No investigations?
Roger:
There was recently a bit of an investigation sub-plot in the D&D game I run. The usual: oh no, someone is stealing orphans.
The PCs ran around and investigated a bit. Used skills, interrogated people; you know, the usual.
They picked up a lead and, being the violent thugs they are, killed the suspect and all the suspect's friends. It's what passes for justice.
There was a very real possibility that they would have settled on a different suspect. Or they might have reached the conclusion that they didn't know who was stealing all these orphans. Both of those outcomes would have been perfectly fine and functional.
It seems reasonable to characterize that as the PCs doing the investigating, the interrogating, the killing. The players were not doing those things. They're pretending to, though. Maybe pretending to investigate is enough.

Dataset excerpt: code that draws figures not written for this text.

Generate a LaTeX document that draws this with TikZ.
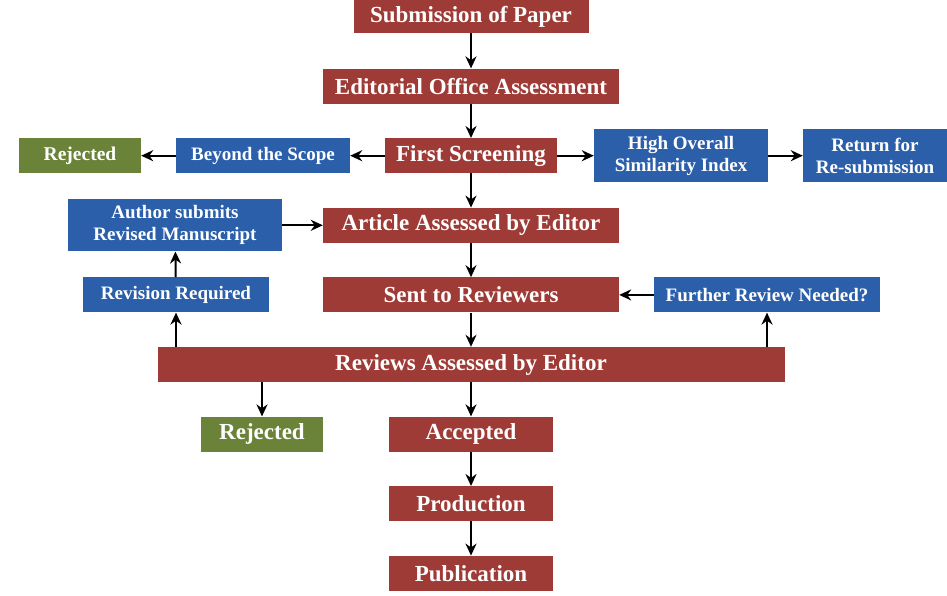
\documentclass[tikz,border=0pt]{standalone}
\usepackage{fontspec}
\setmainfont{Liberation Serif}
\usetikzlibrary{positioning,arrows.meta}

\definecolor{boxred}{RGB}{158,59,54}
\definecolor{boxblue}{RGB}{43,95,170}
\definecolor{boxgreen}{RGB}{107,130,57}

\tikzset{
  redbox/.style={fill=boxred,text=white,inner sep=0pt,minimum height=35pt,
    font=\fontsize{23}{25}\selectfont\bfseries},
  bluebox/.style={fill=boxblue,text=white,inner sep=0pt,minimum height=35pt,
    align=center,font=\fontsize{19}{22}\selectfont\bfseries},
  greenbox/.style={fill=boxgreen,text=white,inner sep=0pt,minimum height=35pt,
    font=\fontsize{19.5}{22}\selectfont\bfseries},
  flow/.style={-{Stealth[length=12pt,width=11pt]},line width=2pt,black}
}

\begin{document}
\begin{tikzpicture}[x=1pt,y=-1pt,node distance=69.6pt,on grid]
      \useasboundingbox (0,0) rectangle (947,595);
      \node[redbox,minimum width=235pt,minimum height=33pt] (sub) at (471,16.5) {Submission of Paper};
      \node[redbox,minimum width=296pt] (eoa) [below=of sub] {Editorial Office Assessment};
      \node[redbox,minimum width=172pt] (fs)  [below=of eoa] {First Screening};
      \node[redbox,minimum width=296pt] (aae) [below=of fs]  {Article Assessed by Editor};
      \node[redbox,minimum width=296pt] (str) [below=of aae] {Sent to Reviewers};
      \node[redbox,minimum width=627pt] (rae) [below=of str] {Reviews Assessed by Editor};
      \node[redbox,minimum width=164pt] (acc) [below=of rae] {Accepted};
      \node[redbox,minimum width=164pt] (prd) [below=of acc] {Production};
      \node[redbox,minimum width=164pt] (pub) [below=of prd] {Publication};

      \node[bluebox,minimum width=174pt] (bts) [left=208pt of fs]  {Beyond the Scope};
      \node[greenbox,minimum width=122pt] (rj1) [left=183pt of bts] {Rejected};
      \node[bluebox,minimum width=174pt,minimum height=53pt] (hos) [right=210pt of fs] {High Overall\\Similarity Index};
      \node[bluebox,minimum width=144pt,minimum height=53pt] (ret) [right=194pt of hos] {Return for\\Re-submission};
      \node[bluebox,minimum width=214pt,minimum height=52pt] (asr) [left=296pt of aae] {Author submits\\Revised Manuscript};
      \node[bluebox,minimum width=186pt] (rvr) [left=295pt of str] {Revision Required};
      \node[bluebox,minimum width=226pt] (frn) [right=296pt of str] {Further Review Needed?};
      \node[greenbox,minimum width=122pt,font=\fontsize{23}{25}\selectfont\bfseries]
           (rj2) [below left=69.6pt and 209pt of rae] {Rejected};

      \path[flow] (sub) edge (eoa)
                  (eoa) edge (fs)
                  (fs)  edge (aae)
                  (aae) edge (str)
                  (str) edge (rae)
                  (rae) edge (acc)
                  (acc) edge (prd)
                  (prd) edge (pub)
                  (fs)  edge (bts)
                  (bts) edge (rj1)
                  (fs)  edge (hos)
                  (hos) edge (ret)
                  (asr) edge (aae)
                  (rvr) edge (asr)
                  (frn) edge (str)
                  (rae.north -| rvr.south) edge (rvr)
                  (rae.north -| frn.south) edge (frn)
                  (rae.south -| rj2.north) edge (rj2);
    \end{tikzpicture}
\end{document}
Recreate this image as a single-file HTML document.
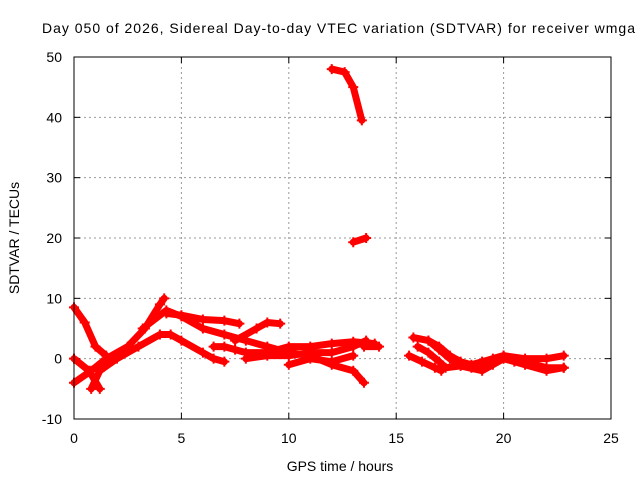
<!DOCTYPE html>
<html><head><meta charset="utf-8"><style>
body{margin:0;background:#fff}
svg{display:block;font-family:"Liberation Sans",sans-serif}
</style></head><body>
<svg id="chart" width="640" height="480">
<rect width="640" height="480" fill="#fff"/>
<text x="42" y="33" font-size="14" textLength="593" lengthAdjust="spacing">Day 050 of 2026, Sidereal Day-to-day VTEC variation (SDTVAR) for receiver wmga</text>
<text x="340" y="471" text-anchor="middle" font-size="14">GPS time / hours</text>
<text transform="translate(19,238) rotate(-90)" text-anchor="middle" font-size="14">SDTVAR / TECUs</text>
<g id="grid"></g><g id="marks"></g>
<rect x="74" y="57" width="537" height="362" fill="none" stroke="#000"/>
</svg>
<script>
const xTicks=[0,5,10,15,20,25];
const yTicks=[-10,0,10,20,30,40,50];
const track1=[[0,8.5],[0.5,6],[1,2],[1.5,0.5]];
const track2=[[0,-4],[0.8,-2],[1.5,0],[2.5,2],[3.3,5],[4,9],[4.2,10]];
const track3=[[0,0],[0.7,-2],[1.2,-5]];
const track4=[[0.8,-5],[1.2,-2],[2,0],[3,2],[4,4],[4.5,4],[5,3],[6,1],[6.5,0],[7,-0.5]];
const track5=[[3.2,5],[4.3,8],[5,7],[6,5],[7,4],[8,3],[9,2],[10,1],[11,0.5],[12,-1],[13,-2],[13.5,-4]];
const track6=[[4.3,7.5],[5,7.2],[6,6.5],[7,6.3],[7.7,5.8]];
const track7=[[6.5,2],[7,2],[7.5,1.5],[8,1],[9,1],[10,2],[11,2],[12,2.5],[13,2.8],[14,2.5]];
const track8=[[7.5,3],[8.5,5],[9,6],[9.6,5.8]];
const track9=[[8,0],[9,0.5],[10,0.5],[11,1],[12,1],[13,2],[13.6,3]];
const track10=[[10,-1],[11,0],[12,-0.5],[13,0.5]];
const track11=[[12,48],[12.6,47.5],[13,45],[13.4,39.5]];
const track12=[[13,19.3],[13.6,20]];
const track13=[[13.5,2],[14.2,2]];
const track14=[[15.8,3.5],[16.5,3],[17,1.5],[17.5,0],[18,-1],[18.5,-1.5],[19,-1],[19.5,0],[20,0.5],[21,0],[22,0],[22.8,0.5]];
const track15=[[16,2],[16.5,1],[17,-0.5],[17.3,-1.5],[18,-1.2],[19,-2],[19.5,-1],[20,0],[20.5,-0.5],[21,-1],[22,-2],[22.8,-1.5]];
const track16=[[15.6,0.5],[16.2,-0.5],[16.8,-1.5],[17.1,-2]];
const track17=[[16.5,3],[17,2],[17.5,0.5],[18,-0.5],[18.5,-1],[19,-0.5],[20,0.5],[21,-0.5],[22,-1.5],[22.8,-1.5]];
const tracks=[track1,track2,track3,track4,track5,track6,track7,track8,track9,track10,track11,track12,track13,track14,track15,track16,track17];
const X=v=>74+v*537/25, Y=v=>57+(50-v)*362/60;
const NS="http://www.w3.org/2000/svg";
const grid=document.getElementById('grid'), marks=document.getElementById('marks');
function mk(t,a,p){const e=document.createElementNS(NS,t);for(const k in a)e.setAttribute(k,a[k]);p.appendChild(e);return e;}
xTicks.forEach(t=>{
 if(t>0&&t<25){const l=mk('line',{x1:X(t),x2:X(t),y1:57,y2:419,stroke:'#999','stroke-dasharray':'2,3'},grid);
 
 }
 mk('line',{x1:X(t),x2:X(t),y1:419,y2:413,stroke:'#000'},grid);
 mk('line',{x1:X(t),x2:X(t),y1:57,y2:63,stroke:'#000'},grid);
 const tx=mk('text',{x:X(t),y:443,'text-anchor':'middle','font-size':14},grid);tx.textContent=t;
 
 
});
yTicks.forEach(t=>{
 if(t>-10&&t<50){const l=mk('line',{x1:74,x2:611,y1:Y(t),y2:Y(t),stroke:'#999','stroke-dasharray':'2,3'},grid);
 
 }
 mk('line',{x1:74,x2:80,y1:Y(t),y2:Y(t),stroke:'#000'},grid);
 mk('line',{x1:605,x2:611,y1:Y(t),y2:Y(t),stroke:'#000'},grid);
 const tx=mk('text',{x:62,y:Y(t)+5,'text-anchor':'end','font-size':14},grid);tx.textContent=t;
 
 
});
tracks.forEach((tr,i)=>{
 const g=mk('g',{},marks);
 
 
 mk('polyline',{points:tr.map(p=>X(p[0])+','+Y(p[1])).join(' '),fill:'none',stroke:'#f00','stroke-width':7,'stroke-linejoin':'round','stroke-linecap':'round'},g);
 tr.forEach(p=>{const x=X(p[0]),y=Y(p[1]);
  mk('path',{d:`M${x-5},${y}H${x+5}M${x},${y-5}V${y+5}`,stroke:'#f00','stroke-width':2},g);});
});
</script>
</body></html>
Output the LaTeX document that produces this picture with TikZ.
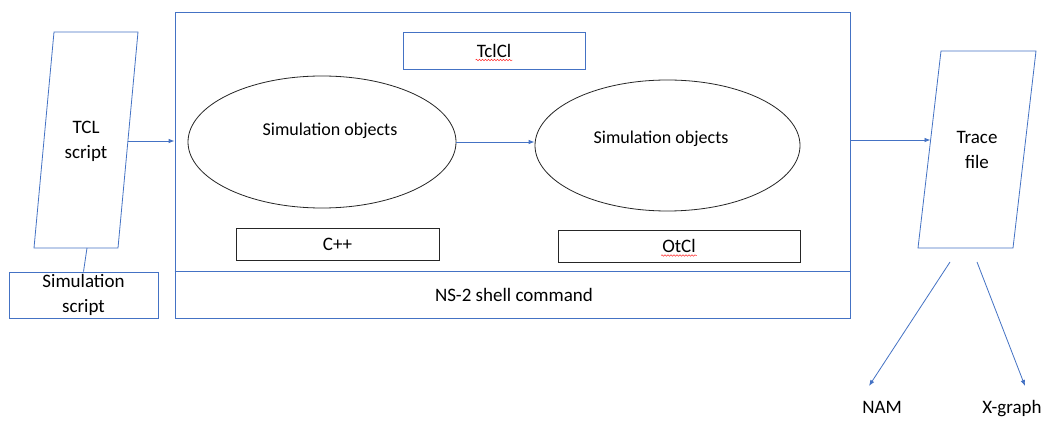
\documentclass[tikz,border=0pt]{standalone}
\usepackage{fontspec}
\setmainfont{Carlito}
\usetikzlibrary{arrows.meta,shapes.geometric,decorations.pathmorphing}
\definecolor{lineblue}{RGB}{68,114,196}

\begin{document}
\begin{tikzpicture}[x=1pt,y=-1pt,>={Latex[length=6pt,width=4.5pt]}]
	\tikzstyle{bluebox} = [rectangle,draw=lineblue,line width=0.8pt,inner sep=0pt]
	\tikzstyle{blackbox} = [rectangle,draw=black!85,line width=0.8pt,inner sep=0pt]
	\tikzstyle{obj} = [ellipse,draw=black!85,line width=0.8pt,inner sep=0pt]
	\tikzstyle{txt} = [font=\fontsize{19}{25}\selectfont,align=center,inner sep=1pt]
	\tikzstyle{smalltxt} = [font=\fontsize{18}{22}\selectfont,align=center,inner sep=1pt]
	\tikzstyle{flow} = [->,draw=lineblue,line width=0.8pt]
	\tikzstyle{squiggle} = [draw=red!80,line width=0.5pt,decorate,decoration={snake,amplitude=0.8pt,segment length=3pt}]
	\path[fill=white,use as bounding box] (0,0) rectangle (1050,430);
	% script on the left
	\draw[lineblue,line width=0.8pt] (54,32) -- (138,32) -- (118,248) -- (34,248) -- cycle;
	\node[txt] (tcl) at (86,141) {TCL\\script};
	\coordinate (tclout) at (128,141);
	\coordinate (tclfoot) at (87,248);
	\node[bluebox,txt,minimum width=149pt,minimum height=46pt] (simscript) at (83.5,295) {Simulation\\script};
	\draw[lineblue,line width=0.8pt] (tclfoot) -- (simscript.north);
	% simulator
	\node[bluebox,minimum width=675pt,minimum height=306pt] (ns) at (512.5,165) {};
	\draw[lineblue,line width=0.8pt] (ns.west |- 0,271) -- (ns.east |- 0,271);
	\node[txt] (shell) at (514,295) {NS-2 shell command};
	\node[bluebox,minimum width=182pt,minimum height=37pt] (tclclbox) at (494,50.5) {};
	\node[txt] (tclcl) at (tclclbox) {TclCl};
	\draw[squiggle] ([yshift=-3pt]tclcl.base west) -- ([yshift=-3pt]tclcl.base east);
	\node[obj,minimum width=268pt,minimum height=132pt] (obj1) at (322,142) {};
	\node[smalltxt] (obj1txt) at (330,131) {Simulation objects};
	\node[obj,minimum width=265pt,minimum height=131pt] (obj2) at (667.5,145.5) {};
	\node[smalltxt] (obj2txt) at (661,139) {Simulation objects};
	\draw[flow] (obj1.east) -- (obj1.east -| obj2.west);
	\node[blackbox,minimum width=203pt,minimum height=32pt] (cppbox) at (337.5,244) {};
	\node[txt] (cpp) at (cppbox) {C++};
	\node[blackbox,minimum width=242pt,minimum height=32pt] (otclbox) at (679,246) {};
	\node[txt] (otcl) at (otclbox) {OtCl};
	\draw[squiggle] ([yshift=-3pt]otcl.base west) -- ([yshift=-3pt]otcl.base east);
	\draw[flow] (tclout) -- (ns.west |- tclout);
	% trace file on the right
	\draw[lineblue,line width=0.8pt] (941,51) -- (1036,51) -- (1013,248) -- (918,248) -- cycle;
	\node[txt] (trace) at (977,150) {Trace\\file};
	\coordinate (tracein) at (930.5,140);
	\draw[flow] (ns.east |- tracein) -- (tracein);
	% outputs
	\coordinate (namfrom) at (950,262);
	\coordinate (namto) at (869,386);
	\coordinate (xgfrom) at (977,262);
	\coordinate (xgto) at (1025,386);
	\draw[flow] (namfrom) -- (namto);
	\draw[flow] (xgfrom) -- (xgto);
	\node[txt] (nam) at (882,407) {NAM};
	\node[txt] (xgraph) at (1012,409) {X-graph};
\end{tikzpicture}
\end{document}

So that's a specific anecdote. In the most general sense, my understanding of this topic is that it is about a pretty fundamental question: Is the fiction available to the players as a subject of the scientific method? In my opinion the answer is "It depends; it might be." and perhaps I'd even go so far as to say "It depends; it usually is." Perhaps unfairly, I guess I'd characterize our topic's original statement as the answer of "No, it's literally impossible."
Cheers,
Roger
contracycle:
David,
I agree that in in some sense it could be argued that being genuinely engaged in an investigation is a form of "stepping out of the game", in the way you describe with the dwarven door. But I would suggest that this is equivalent to players actually, personally stepping up, or actually, personally addressing premise. I would agree that with the murder thing I mentioned above, I suppose it could be said that I was "not roleplaying", in that I was engaged with it directly rather than through the vehicle of my character. I don't think that is inherently a problem though.
But I would also agree that, aesthetically as it were, it is a problem when this content is divorced from the rest of the setting and colour. I dislike the sort of puzzle you've described, and indeed puzzles of that nature in general for that reason. But contrast that with a classic form like the locked room murder mystery; you can do that completely within the context of the imaginative setting and all its colourful details. I played in a game that was builkt exactly like this, a sort of intro to Call of Cthulhu done for two of us who'd never played any of it. And we did that all in character, from the dinner table conversaiton before the grim deed, to roleplaying through the interviews with the residents of the house, to poking around in the coal cellar. In this case, my character was also being sort of framed for it, so the frustration of the mystery I felt as a player mapped directly onto the frustration I felt on behalf of the character. All in all it worked wonderfully, and was one of the most powerful experiences I've had in RPG.
So, when it coincides with the topical content of the game as a whole, I don't think the personal engagement produces a problem. What it shouldn't do is contradict the content (one of the Fighting Fantasy game books required the player to deduce binary arithmetic, frex), and it shouldn't stop the progress of play until the investigation is complete (like your door). But as long as it avoids those, it can be integrated and healthy and conducive to deeper engagment with the game as a whole.
David Berg:
Well put, and I agree completely.
As for not stopping play and not breaking aesthetics, the solution I keep coming back to is to design scenarios in which the acquisition and analysis of puzzle pieces entails appropriate fiction. That is, investigation in a Cthulhu game should involve grabbing evidence from a claustrophobic crawlspace and then scrutinizing that evidence via a demonic spell that has some chance to kill you. Not exactly revolutionary, but pretty reliable, I think.
Of course, such play tends to leave "the point" a very open question -- are we investigating as a vehicle to experience claustrophobia and demons, or are we tacking on that color to spice up the investigation that's the real meat of play? This could be an academic distinction ("who cares?") or a point of pretty serious clash within a group (if I'm all about reveling in demons and you're hand-waving that to focus on problem-solving). I still don't have a good way to forge agreement on this via design; I tend to resort to pre-game chat. Great when the players are self-aware and adept at communicating this stuff; useless otherwise.
I know that was a semi-tangent, but I think arguments about whether RPGs contain "real" investigation stem largely from this type of murkiness.